##### Source data

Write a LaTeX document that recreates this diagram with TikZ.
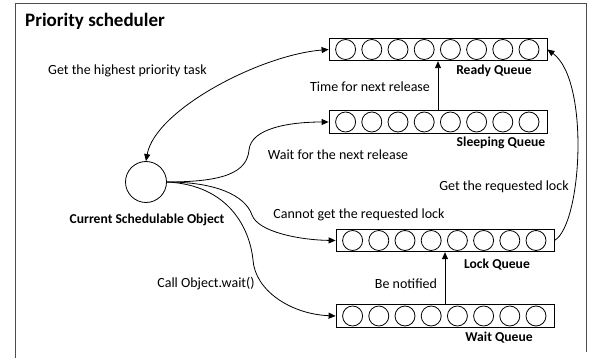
\documentclass[tikz,border=0pt]{standalone}
\usepackage{fontspec}
\setmainfont{Carlito}
\usetikzlibrary{arrows.meta}
\begin{document}
\begin{tikzpicture}[x=1pt,y=-1pt,
  lbl/.style={font=\fontsize{14}{16}\selectfont, inner sep=0pt},
  qlbl/.style={font=\fontsize{13.6}{16}\selectfont\bfseries, inner sep=0pt},
  queue/.style={draw, line width=0.8pt, minimum width=218pt, minimum height=22.5pt, inner sep=0pt},
  conn/.style={line width=0.8pt, -{Triangle[length=7pt,width=6pt]}},
  biconn/.style={line width=0.8pt, {Triangle[length=7pt,width=6pt]}-{Triangle[length=7pt,width=6pt]}},
]
\useasboundingbox (0,0) rectangle (594,358);
\draw[line width=0.8pt, black!70] (15,358) -- (15,3) -- (586,3) -- (586,352);
\node[anchor=base west, inner sep=0pt, font=\fontsize{19}{21}\selectfont\bfseries] (title) at (25,27) {Priority scheduler};

% queues
\node[queue] (ready) at (438,49.5) {};
\node[queue] (sleeping) at (438,122) {};
\node[queue] (lock) at (445,240.5) {};
\node[queue] (wait) at (445,316) {};
\foreach \q in {ready,sleeping,lock,wait}
  \foreach \i in {0,...,7}
    \draw[line width=0.8pt] ([xshift=17pt+\i*26.2pt]\q.west) circle (10pt);

% current object
\node[circle, draw, line width=0.8pt, minimum size=41pt, inner sep=0pt] (obj) at (146,182) {};

% labels
\node[lbl] (lget) at (127.5,71) {Get the highest priority task};
\node[lbl] (ltime) at (370,87) {Time for next release};
\node[qlbl] (lready) at (494,71) {Ready Queue};
\node[qlbl] (lsleep) at (501,143) {Sleeping Queue};
\node[lbl] (lwaitnext) at (338,155) {Wait for the next release};
\node[lbl] (lgetlock) at (504,187) {Get the requested lock};
\node[lbl] (lcannot) at (359,215) {Cannot get the requested lock};
\node[qlbl] (llock) at (497,265) {Lock Queue};
\node[lbl] (lnotified) at (406,284) {Be notified};
\node[lbl] (lcall) at (206,284) {Call Object.wait()};
\node[qlbl] (lwaitq) at (499,338) {Wait Queue};
\node[qlbl] (lobj) at (147,220) {Current Schedulable Object};

% connectors
\draw[biconn] (ready.west) .. controls (260,55) and (155,110) .. (obj.north);
\draw[conn] (obj.east) .. controls (225,182) and (247,172) .. (249,150) .. controls (251,128) and (290,122) .. (sleeping.west);
\draw[conn] (obj.east) .. controls (215,182) and (245,195) .. (252,215) .. controls (258,232) and (300,240) .. (lock.west);
\draw[conn] (obj.east) .. controls (230,185) and (250,230) .. (253,260) .. controls (255,290) and (290,314) .. (wait.west);
\draw[conn] (lock.east) .. controls (582,225) and (590,80) .. (ready.east);
\draw[conn] (sleeping.north) -- (ready.south);
\draw[conn] (wait.north) -- (lock.south);
\end{tikzpicture}
\end{document}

##########

Up to and including the line with "minimum size=41pt, inner", copy the data above from its first line. Skip pictures.

--- Task output ---
Write a LaTeX document that recreates this diagram with TikZ.
\documentclass[tikz,border=0pt]{standalone}
\usepackage{fontspec}
\setmainfont{Carlito}
\usetikzlibrary{arrows.meta}
\begin{document}
\begin{tikzpicture}[x=1pt,y=-1pt,
  lbl/.style={font=\fontsize{14}{16}\selectfont, inner sep=0pt},
  qlbl/.style={font=\fontsize{13.6}{16}\selectfont\bfseries, inner sep=0pt},
  queue/.style={draw, line width=0.8pt, minimum width=218pt, minimum height=22.5pt, inner sep=0pt},
  conn/.style={line width=0.8pt, -{Triangle[length=7pt,width=6pt]}},
  biconn/.style={line width=0.8pt, {Triangle[length=7pt,width=6pt]}-{Triangle[length=7pt,width=6pt]}},
]
\useasboundingbox (0,0) rectangle (594,358);
\draw[line width=0.8pt, black!70] (15,358) -- (15,3) -- (586,3) -- (586,352);
\node[anchor=base west, inner sep=0pt, font=\fontsize{19}{21}\selectfont\bfseries] (title) at (25,27) {Priority scheduler};

% queues
\node[queue] (ready) at (438,49.5) {};
\node[queue] (sleeping) at (438,122) {};
\node[queue] (lock) at (445,240.5) {};
\node[queue] (wait) at (445,316) {};
\foreach \q in {ready,sleeping,lock,wait}
  \foreach \i in {0,...,7}
    \draw[line width=0.8pt] ([xshift=17pt+\i*26.2pt]\q.west) circle (10pt);

% current object
\node[circle, draw, line width=0.8pt, minimum size=41pt, inner sep=0pt] (obj) at (146,182) {};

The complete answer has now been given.